Il fallait s’en tenir, poursuit l’auteur, à réclamer une place pour une science située au delà des sciences exactes, et ne pas encombrer cette place avec d’absurdes fantaisies. Kant a été préoccupé d’une telle science toute sa vie, et il en ébaucha le plan dans les prolégomènes joints en 1783 à sa Critique de la raison pure. Il est temps d’achever ce qu’il a commencé à peine et de procéder, sur ses indications, à cette réforme complète de la métaphysique si souvent annoncée ou espérée. « On croira difficilement, en effet, qu’une science de la métaphysique ne soit pas un besoin, en un âge où est devenue si chancelante la croyance en la vérité des religions transmises qui nous expliquaient les causes premières et les fins de la nature, sans que pourtant le besoin d’une religion ait décru » (p. 2). L’éthique et la religion achèvent toute connaissance humaine, et la route à frayer maintenant doit nous y conduire.

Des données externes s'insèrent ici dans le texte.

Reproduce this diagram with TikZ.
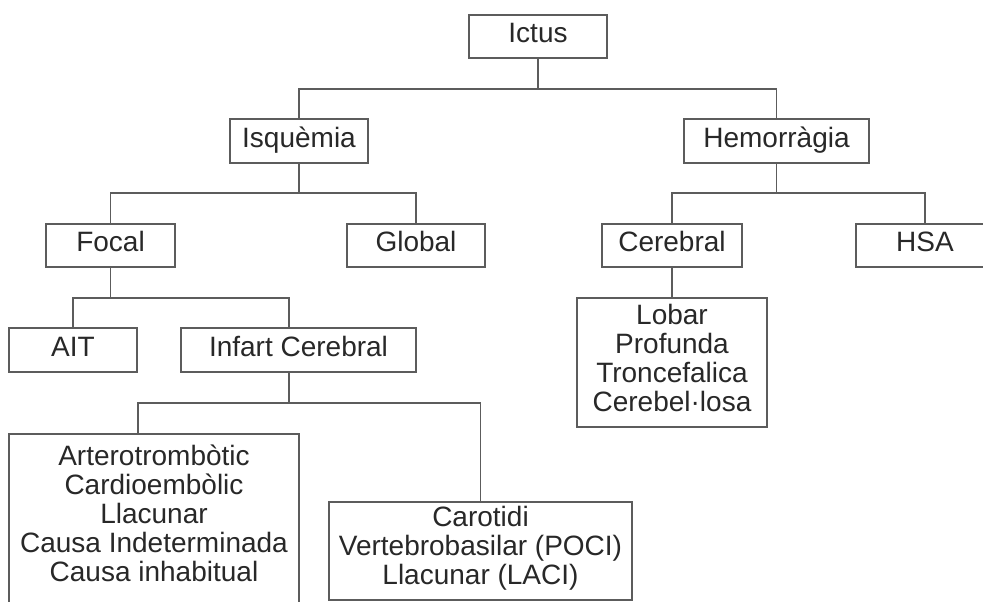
\documentclass[tikz,border=0pt]{standalone}
\usepackage{fontspec}
\setmainfont{Liberation Sans}
\definecolor{linec}{RGB}{92,92,92}
\definecolor{txtc}{RGB}{40,40,40}
\begin{document}
\begin{tikzpicture}[x=1pt,y=-1pt,
  box/.style={draw=linec, line width=1.6pt, fill=white, inner sep=0pt,
    align=center, text=txtc, font=\fontsize{28}{29}\selectfont},
  oneline/.style={text height=19pt, text depth=7pt},
  link/.style={draw=linec, line width=1.6pt}]
\useasboundingbox (0,0) rectangle (983,602);

% top levels
\node[box,oneline,minimum width=138pt,minimum height=43pt] (ictus)  at (538,36.5)   {Ictus};
\node[box,oneline,minimum width=138pt,minimum height=44pt] (isq)    at (299,141)    {Isquèmia};
\node[box,oneline,minimum width=185pt,minimum height=44pt] (hem)    at (776.5,141)  {Hemorràgia};
\node[box,oneline,minimum width=129pt,minimum height=43pt] (focal)  at (110.5,245.5){Focal};
\node[box,oneline,minimum width=138pt,minimum height=43pt] (global) at (416,245.5)  {Global};
\node[box,oneline,minimum width=140pt,minimum height=43pt] (cereb)  at (672,245.5)  {Cerebral};
\node[box,oneline,minimum width=138pt,minimum height=43pt] (hsa)    at (925,245.5)  {HSA};
\node[box,oneline,minimum width=128pt,minimum height=44pt] (ait)    at (73,350)     {AIT};
\node[box,oneline,minimum width=235pt,minimum height=44pt] (infart) at (298.5,350)  {Infart Cerebral};

% list boxes
\node[box,minimum width=190pt,minimum height=129pt] (lobar) at (672,362.5)
  {Lobar\\Profunda\\Troncefalica\\Cerebel·losa\rule[-8.5pt]{0pt}{0pt}};
\node[box,minimum width=303pt,minimum height=98pt] (carot) at (480.5,551)
  {Carotidi\\Vertebrobasilar (POCI)\\Llacunar (LACI)\rule[-10.5pt]{0pt}{0pt}};
\node[box,anchor=north,inner ysep=11.5pt,minimum width=290pt] (artero) at (154,433)
  {Arterotrombòtic\\Cardioembòlic\\Llacunar\\Causa Indeterminada\\Causa inhabitual\rule[-40pt]{0pt}{0pt}};

% bus points and taps
\coordinate (b1) at (538,89);
\coordinate (b2) at (299,193);
\coordinate (b3) at (776.5,193);
\coordinate (b4) at (110.5,298);
\coordinate (b5) at (289,403);
\coordinate (inftap) at (289,0);
\coordinate (arttap) at (138,0);

% connectors
\draw[link] (ictus.south) -- (b1);
\draw[link] (isq.north) |- (b1) -| (hem.north);
\draw[link] (isq.south) -- (b2);
\draw[link] (focal.north) |- (b2) -| (global.north);
\draw[link] (hem.south) -- (b3);
\draw[link] (cereb.north) |- (b3) -| (hsa.north);
\draw[link] (focal.south) -- (b4);
\draw[link] (ait.north) |- (b4) -| (infart.north -| inftap);
\draw[link] (cereb.south) -- (lobar.north);
\draw[link] (infart.south -| inftap) -- (b5);
\draw[link] (artero.north -| arttap) |- (b5) -| (carot.north);
\end{tikzpicture}
\end{document}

Tâchons de saisir la suite des idées de M. Romundt sans nous égarer aux détours un peu laborieux de son livre.

Kant, en attribuant à l’entendement (Verstand) le principe de causalité sur lequel se fondent les sciences physiques, a montré que l’esprit procède dans la physique de la même manière que dans la mathématique ;

  1. J’emprunte aux trois ouvrages suivants du philosophe : Kant und die Epigonen, — Zur Analysis der Wirklichkeit, — Die Klimax der Theorien.